Лейтенант Максимов, стремительно повернувшись, уходил на шканцы.
Шуляк стоял понурясь. Возбуждение упало. Он беспомощно и тупо смотрел на узкие тиковые доски палубы, прошитые черными тесемками пазов.
Голову разламывало. Палуба начинала медленно кружиться и звенеть. Шуляк пошатнулся и, стараясь удержаться, услышал, как через воду, бормотание Бутенко:
— Дак ты, холера, боцмана страмить вздумал? Тебе што, а мне за таку дисциплину ответ держать? Ужо я тебе морду расчищу, гадюка скрипучая…
Шуляк бессильно закрыл глаза. Все стало безразлично. С усиливающимся нежным и гулким звоном палуба, транспорт, небо проваливались в горячую колеблющуюся пустоту.
Неожиданно в этой пустоте родились и простучали отчетливые медленные шаги.
Они замолкли совсем рядом, и наступила такая пугающая тишина, что Шуляк, перемогая себя, отчаянным усилием разлепил склеившиеся веки.
Он увидел перед собой багровую губчатую лепешку, на которой в неудержимом бешенстве тряслись жесткие рыжие усы. Шуляк инстинктивно вздернулся.
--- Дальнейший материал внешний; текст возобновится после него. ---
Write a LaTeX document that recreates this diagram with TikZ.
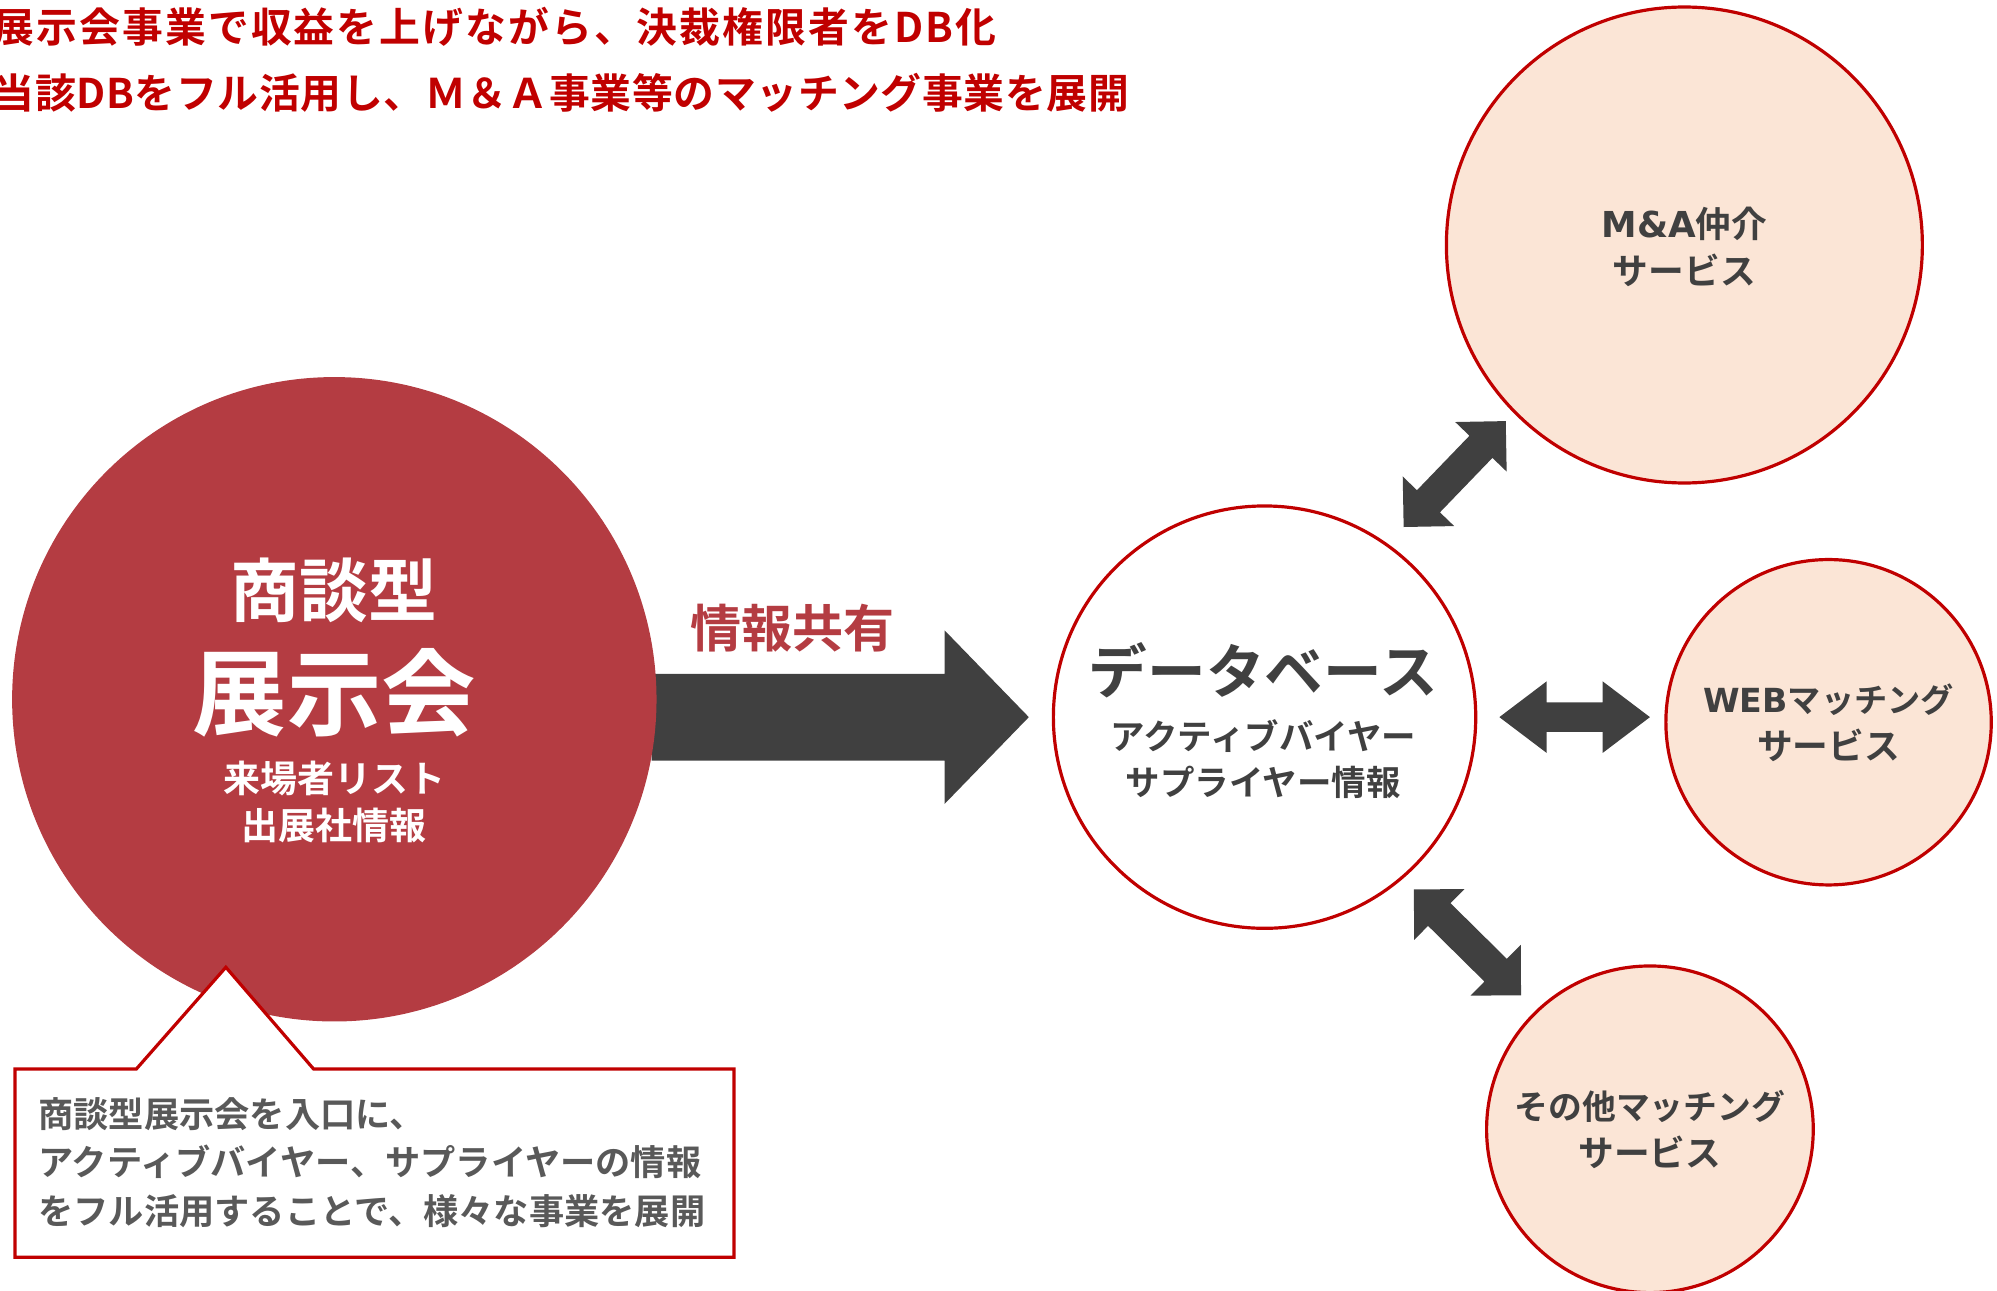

Автоматизм дисциплины выровнял его позвоночник.
Капитан второго ранга Головнин, командир транспорта, вызванный из уединения своего салона докладом лейтенанта Максимова, раскрыл рот. Изо рта потек густой, как нарастающий вой сирены, звук:
— Вызвать караул!
— Есть вызвать караул!
Боцман Бутенко поднес к губам новенькую дудку, сверкнувшую на солнце, как прыгнувшая из воды летучая рыба. Нежные переливы свиста прошли по палубе.
Караул попарно загремел из люка, как сказочные тридцать три богатыря из морского прибоя. На правом фланге бородатым дядькой Черномором встал караульный начальник унтер-офицер Егушев.
Приклады брякнули о палубу, и караул окоченел в истуканьей неподвижности.
— Спустить этого подлеца, — Головнин отделял слово от слова паузами тяжелого астматического задыхания, — спустить этого подлеца за борт!
— Вашскородь! — голос Шуляка подломился. — Вашскородь, как перед господом, правду говорю — голова кружится. Свалюсь в воду, ни за что пропаду, вашскородь.
— Привязать прохвоста к беседке, чтобы не свалился, — кинул Головнин, длинно выругавшись.
Четверо караульных составили винтовки и хмуро взяли Шуляка за плечи и локти. Он рванулся, но зажим был крепок. Его поволокли к борту. Шуляк машинально переставлял ноги, как будто перестав понимать, что с ним хотят делать.
Бутенко, торопясь, подбежал с отрезком линя. Двое караульных влезли на планширь борта, втаскивая Шуляка под мышки. Беседка качалась в уровень с планширем. Караульные перекинули ноги Шуляка на доску беседки. Он обвис у них на руках, тупо ворочая головой, как оглушенный.
Третий караульный, затянув линь за тали беседки, обвел концом грудь Шуляка и перебросил линь четвертому. Тот, торопясь и путаясь, стал прикручивать руки Шуляка к доске. От торопливости и испуга он глубоко врезал линь в тело. Шуляк вздрогнул. Боль резнула его насквозь. Он посмотрел невидящими глазами на командира, Максимова, боцмана и, не помня себя от боли, закричал горько и зло:
— Кровопивцы! Воинство христолюбивое! Чем так вязать, вязали б уж за глотку…
— Вязать! — крикнул Головнин на оторопевшего караульного.
Матрос рванул линь, еще жестче врезая его в руки Шуляка.
— Братцы! — сказал Шуляк, жалобно, тихо и ласково. — Братцы! Не затягивай так, не скотину ведь вяжете, а брата. Мало что вам прикажут…
— Молчать!.. Спускай его, — рявкнул командир, и боцман Бутенко потравил лопарь беседочных талей.
Беседка качнулась, уходя вниз. Матрос второй статьи Петр Шуляк, связанный, как куль, и прикрученный к талям, медленно уполз за борт.